At the center of the controversy is Powell himself, who is under DOJ scrutiny for allegedly providing "misleading statements" during congressional testimony regarding the $2.5 billion renovation of the Federal Reserve headquarters. Powell has characterized the investigation as a political maneuver retaliating against his resistance to interest rate cut demands. Meanwhile, Democrats, led by figures like Elizabeth Warren, view the stalling of the nomination as a direct threat to the institution's independence. Although Committee Chair Tim Scott seeks to move the process forward, the critical threshold to advance Warsh to the Senate floor remains out of reach without Tillis’s support.
Kevin Warsh: Hawk or Loyalest?
A former Fed Governor and Hoover Institution fellow, Kevin Warsh is widely regarded by markets as an "inflation hawk." His historical skepticism toward prolonged quantitative easing (QE) suggests a shift toward tighter monetary policy should he take the helm. However, Warsh’s alignment with President Trump’s vision for growth and deregulation creates a dual perception in the markets: he is seen both as a figure uncompromising on inflation and as a chairman who might act in closer coordination with the administration’s agenda.

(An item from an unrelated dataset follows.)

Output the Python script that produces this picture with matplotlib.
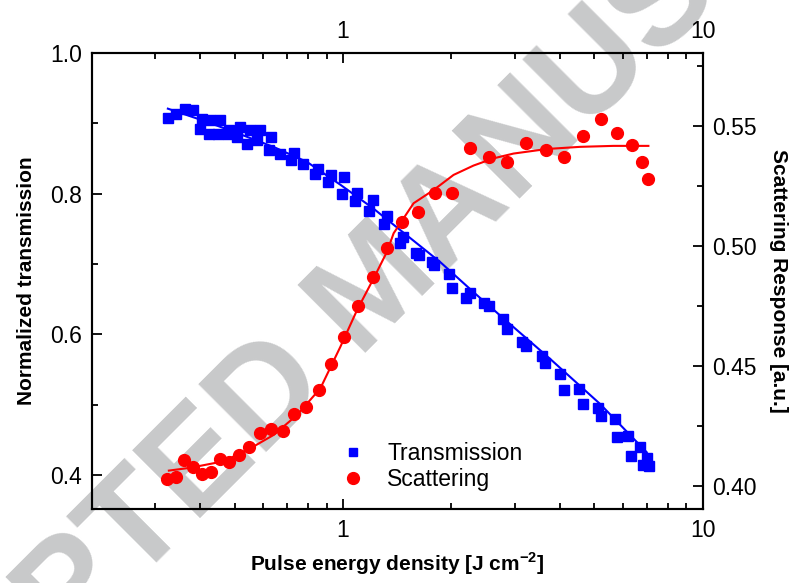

Market and Economic Implications
This delay in the confirmation process fuels uncertainty for the post-Powell era, as his term is set to expire on May 15, 2026. Yields on 10-year Treasuries are oscillating between expectations of a "hawkish" Warsh and the risks of a vague interim period, driving up volatility. While the U.S. Dollar Index remains strong due to a flight to safety, emerging market currencies are feeling significant pressure. As clarity on liquidity projections remains elusive, Bitcoin and other risk assets continue to trade in a low-volume, indecisive pattern.
The Critical Path to May 15
If a compromise is not reached by mid-May, the Federal Reserve may face risky scenarios, such as operating under an acting chair or Powell remaining in the seat in a temporary capacity. Such an outcome could weaken the hand of policymakers at a time of massive U S debt and escalating global geopolitical risks. Conversely, a strategic pivot to a more "confirmable" candidate could trigger a sharp rotation in global markets.
In conclusion, Kevin Warsh’s nomination is more than just a change in personnel; it is a defining moment for the Federal Reserve’s independence over the next decade. Until the Senate deadlock is broken, global markets are expected to remain in a state of "calm before the storm.